** Start of Source excerpt **

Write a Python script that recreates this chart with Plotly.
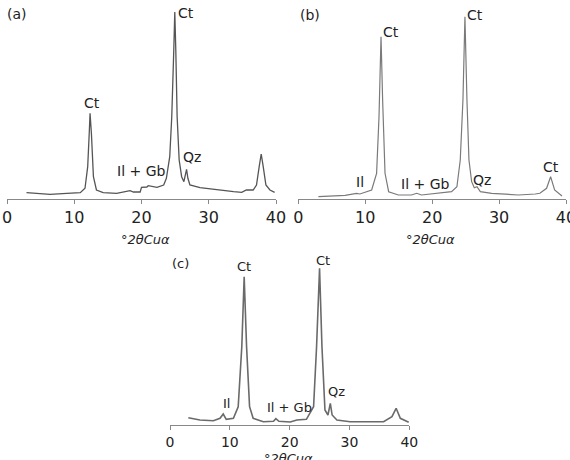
import plotly.graph_objects as go

# ---- data: XRD patterns (2theta, relative intensity) ----
a_2theta = [2.9, 6.4, 8.9, 10.9, 11.6, 12.0, 12.25, 12.35, 12.55, 12.85, 13.3, 14.3, 16.3, 17.5, 18.3, 18.8,
            19.8, 20.0, 20.8, 21.0, 22.3, 23.3, 23.7, 24.2, 24.5, 24.8, 24.95, 25.1, 25.3, 25.6, 25.97, 26.3,
            26.6, 26.7, 26.9, 27.2, 28.7, 31.2, 33.7, 34.9, 35.6, 36.6, 37.1, 37.5, 37.8, 38.1, 38.5, 39.1, 39.8]
a_int = [6.3, 4.7, 5.7, 6.3, 10.7, 32.3, 69, 85.7, 65.7, 22.3, 9, 6.3, 5.7, 7, 8.3, 7,
         7, 11.7, 12, 13.3, 11.7, 14, 20.7, 42.3, 82.3, 149, 187, 149, 82.3, 39, 22.3, 17.3,
         25.7, 29.7, 20.7, 14, 11.3, 9, 7.3, 6.7, 9, 9, 14, 32.3, 45, 32.3, 14, 9, 6.7]

b_2theta = [3.0, 7.0, 8.7, 9.2, 10.96, 11.7, 12.06, 12.36, 12.6, 12.96, 13.5, 14.95, 16.9, 17.7, 18.4, 19.9,
            21.4, 22.9, 23.7, 24.2, 24.6, 24.9, 25.2, 25.5, 25.9, 26.3, 26.7, 27.2, 28.9, 32.9, 35.4, 36.1,
            37.1, 37.7, 38.3, 39.4]
b_int = [2.3, 3.7, 5.7, 5, 9, 25.7, 82.3, 162.3, 99, 25.7, 7.3, 4, 4, 5.7, 4, 5,
         5.7, 7.3, 12.3, 39, 99, 182.3, 99, 39, 17.3, 11.3, 12.3, 7.3, 5.7, 4, 5, 5.7,
         10.7, 22.3, 9, 3]

c_2theta = [3.06, 5.0, 7.25, 8.36, 8.9, 9.4, 10.6, 11.4, 12.0, 12.4, 12.8, 13.3, 13.9, 15.6, 17.3, 17.7,
            18.2, 20.1, 21.2, 22.8, 24.0, 24.5, 25.0, 25.4, 25.9, 26.4, 26.8, 27.1, 27.9, 30.1, 35.7, 37.1,
            37.8, 38.5, 39.9]
c_int = [7.3, 5, 4.3, 6.7, 11, 5.7, 6.7, 18.3, 78.3, 148.3, 78.3, 18.3, 6.7, 3.3, 3.7, 6.3,
         3.7, 3, 5, 5.7, 18.3, 78.3, 156.7, 78.3, 15, 10, 21.7, 10, 5, 3.3, 3.3, 8.3,
         16.7, 6.7, 2.7]

tick_vals = [0, 10, 20, 30, 40]
axis_title = "°<i>2θCuα</i>"

# peak labels: (text, 2theta, intensity)
a_labels = [("(a)", 1.56, 185), ("Ct", 12.6, 96), ("Ct", 26.6, 186), ("Il + Gb", 19.9, 28), ("Qz", 27.5, 42)]
b_labels = [("(b)", 1.75, 184), ("Ct", 13.86, 167), ("Ct", 26.4, 184), ("Il", 9.2, 17.3),
            ("Il + Gb", 19.0, 14.7), ("Qz", 27.5, 19), ("Ct", 37.7, 32.3)]
c_labels = [("(c)", 1.78, 161.7), ("Ct", 12.4, 158.3), ("Ct", 25.5, 165), ("Il", 9.4, 21.7),
            ("Il + Gb", 19.9, 17.3), ("Qz", 27.9, 33.3)]

W, H = 570, 460
FONT = "DejaVu Sans"

fig = go.Figure()
fig.add_trace(go.Scatter(x=a_2theta, y=a_int, mode="lines", line=dict(color="#555555", width=1.3),
                         xaxis="x", yaxis="y", showlegend=False, hoverinfo="skip"))
fig.add_trace(go.Scatter(x=b_2theta, y=b_int, mode="lines", line=dict(color="#7a7a7a", width=1.2),
                         xaxis="x2", yaxis="y2", showlegend=False, hoverinfo="skip"))
fig.add_trace(go.Scatter(x=c_2theta, y=c_int, mode="lines", line=dict(color="#6a6a6a", width=1.6),
                         xaxis="x3", yaxis="y3", showlegend=False, hoverinfo="skip"))

def xax(domain, anchor, size):
    return dict(domain=domain, anchor=anchor, range=[0, 40], tickvals=tick_vals, ticks="outside",
                ticklen=4, tickwidth=1, tickcolor="#888888", showline=True, linecolor="#888888",
                linewidth=1, showgrid=False, zeroline=False, automargin=False,
                ticklabeloverflow="allow",
                tickfont=dict(family=FONT, size=size, color="#222"))

def yax(domain, anchor, top):
    return dict(domain=domain, anchor=anchor, range=[0, top], visible=False, fixedrange=True,
                automargin=False)

fig.update_layout(
    width=W, height=H, margin=dict(l=0, r=0, t=0, b=0, autoexpand=False),
    paper_bgcolor="white", plot_bgcolor="white",
    xaxis=xax([7 / W, 276 / W], "y", 16),
    yaxis=yax([(H - 199) / H, (H - 10) / H], "x", 189),
    xaxis2=xax([298.3 / W, 566 / W], "y2", 16),
    yaxis2=yax([(H - 199) / H, (H - 10) / H], "x2", 189),
    xaxis3=xax([170 / W, 409.3 / W], "y3", 14),
    yaxis3=yax([(H - 425) / H, (H - 235) / H], "x3", 190),
)

anns = []
for labels, xr, yr, size in [(a_labels, "x", "y", 14), (b_labels, "x2", "y2", 14), (c_labels, "x3", "y3", 13)]:
    for txt, xv, yv in labels:
        anns.append(dict(text=txt, x=xv, y=yv, xref=xr, yref=yr, showarrow=False,
                         font=dict(family=FONT, size=size, color="#222"), xanchor="center", yanchor="middle"))
# axis titles
for xc, yc in [(145, 239), (430, 239), (288, 458)]:
    anns.append(dict(text=axis_title, x=xc / W, y=(H - yc) / H, xref="paper", yref="paper", showarrow=False,
                     font=dict(family=FONT, size=13, color="#222"), xanchor="center", yanchor="middle"))
fig.update_layout(annotations=anns)

fig.write_html("out.html")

** End of Source excerpt **

Problem details
Could the lines from the top of the material through the line with "import plotly.graph_objects as go" be repeated exactly, pictures left out?

Answer to the exercise
Write a Python script that recreates this chart with Plotly.
import plotly.graph_objects as go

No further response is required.